Chapters 6-8 (Dorothea’s Engagement)
Mrs. Cadwallader, the curate’s wife and local busybody, learns of Dorothea’s engagement from Celia. She is indignant, for she had already planned for Dorothea to marry Sir James. She goes to Sir James and tells him what has happened. He is disappointed. Being conventional, he cannot understand how a young, beautiful woman like Dorothea could prefer the old scholar, Casaubon. His pride is hurt. Mrs. Cadwallader suggests that he marry the younger sister, Celia, who is more his type. He convinces himself this is the best plan. During the period before Dorothea’s marriage, Casaubon spends a lot of time at the Grange. Dorothea decides to study Latin, Greek, and Hebrew in order to help Casaubon with The Key to All Mythologies. He accepts her offer for its usefulness rather than as a token of her love. Dorothea’s motives are mixed. She wants to help her husband, but she also wants to develop herself. Mr. Brooke says that such studies are unbecoming to a young lady, who should be learning how to run a household. Mr. Brooke consoles himself with Dorothea’s choice, thinking Casaubon may become a dean or bishop someday.
Mrs. Cadwallader is not only the busybody of the neighborhood, but the mediator and voice of consensus.

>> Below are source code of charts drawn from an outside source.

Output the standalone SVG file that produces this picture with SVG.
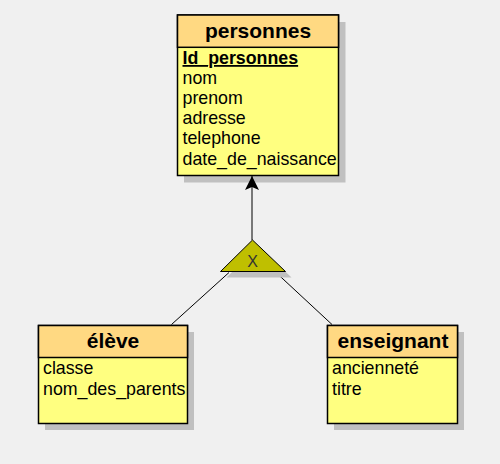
<svg xmlns="http://www.w3.org/2000/svg" width="500" height="464" viewBox="0 0 500 464">
<defs>
<style>
.shadow{fill:#c0c0c0}
.head{fill:#ffd982;stroke:#000;stroke-width:1.5}
.body{fill:#ffff80;stroke:#000;stroke-width:1.5}
.title{font-family:"Liberation Sans",Arial,sans-serif;font-weight:bold;font-size:21px;fill:#000;text-anchor:middle}
.attr{font-family:"Liberation Sans",Arial,sans-serif;font-size:17.8px;fill:#000}
.link{stroke:#000;stroke-width:1;fill:none}
</style>
<marker id="arr" viewBox="0 0 14 14" refX="14" refY="7" markerWidth="14" markerHeight="14" markerUnits="userSpaceOnUse" orient="auto">
<path d="M0,0 L14,7 L0,14 L3,7 Z" fill="#000"/>
</marker>
</defs>
<rect width="500" height="464" fill="#f0f0f0"/>
<g id="personnes">
<rect class="shadow" x="184" y="22" width="161.5" height="160.5"/>
<rect class="body" x="177.5" y="15" width="161" height="160.5"/>
<rect class="head" x="177.5" y="15" width="161" height="32.3"/>
<text class="title" x="258" y="37.5">personnes</text>
<text class="attr" x="182.5" y="64" font-weight="bold" text-decoration="underline">Id_personnes</text>
<text class="attr" x="182.5" y="84">nom</text>
<text class="attr" x="182.5" y="104">prenom</text>
<text class="attr" x="182.5" y="124">adresse</text>
<text class="attr" x="182.5" y="144">telephone</text>
<text class="attr" x="182.5" y="164.5">date_de_naissance</text>
</g>
<g id="eleve">
<rect class="shadow" x="45" y="332" width="149" height="98"/>
<rect class="body" x="38.5" y="325.5" width="149" height="98"/>
<rect class="head" x="38.5" y="325.5" width="149" height="32"/>
<text class="title" x="113" y="348">élève</text>
<text class="attr" x="43" y="374">classe</text>
<text class="attr" x="43" y="395">nom_des_parents</text>
</g>
<g id="enseignant">
<rect class="shadow" x="334" y="332" width="130" height="98"/>
<rect class="body" x="327.5" y="325.5" width="130" height="98"/>
<rect class="head" x="327.5" y="325.5" width="130" height="32"/>
<text class="title" x="393" y="348">enseignant</text>
<text class="attr" x="332" y="374">ancienneté</text>
<text class="attr" x="332" y="395">titre</text>
</g>
<g id="connectors">
<line class="link" x1="252" y1="240" x2="252" y2="176" marker-end="url(#arr)"/>
<line class="link" x1="229" y1="272.5" x2="171.5" y2="324.5"/>
<line class="link" x1="276" y1="272.5" x2="332" y2="324.5"/>
</g>
<g id="inheritance">
<polygon class="shadow" points="258.5,246 226.5,277.5 291.5,277.5"/>
<polygon points="252.5,240 220.5,271.5 285.5,271.5" fill="#bfbf00" stroke="#000" stroke-width="1"/>
<text x="252.5" y="267" font-family="Liberation Sans,Arial,sans-serif" font-size="16" fill="#333" text-anchor="middle">X</text>
</g>
</svg>
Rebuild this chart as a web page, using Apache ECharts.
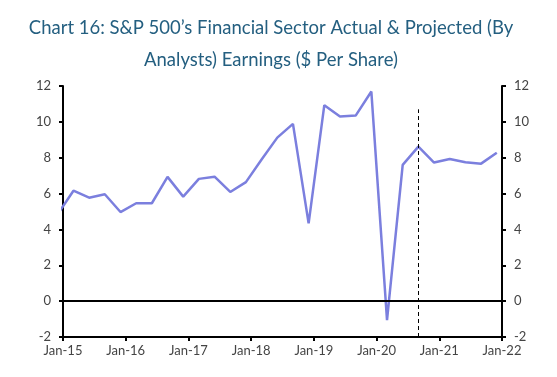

It is important to stay on her right side. Although she is conventional, her common sense is uncanny: she creates balance by managing the union of Celia and Sir James. They will be a stable force for the community and for Dorothea.
Mrs. Cadwallader’s sayings and epithets have a way of sticking and creating public opinion. She calls Casaubon “the Lowick Cicero” and pronounces Dorothea’s marriage “as good as going to a nunnery” and wishes her “joy of her hair shirt.”
One of Eliot’s humanitarian goals in writing is to show the forces that create society, both for good and ill. Mrs. Cadwallader, though annoying, is actually a beneficent force. She helps to smooth over the little accidents in life. The narrator comments, “We mortals . . . devour many a disappointment between breakfast and dinner-time.”
In conversations between Sir James and the Cadwalladers, we get an outside view of the main characters. Casaubon is pronounced a dried up scholar but good to his poor relations. Mr. Brooke is thinking of standing for Parliament on the Liberal side. The Rector comments, “Brooke is a very good fellow, but pulpy; he will run into any mould, but won’t keep shape.” This thread of Brooke’s running for Parliament will develop the political reflections of the novel.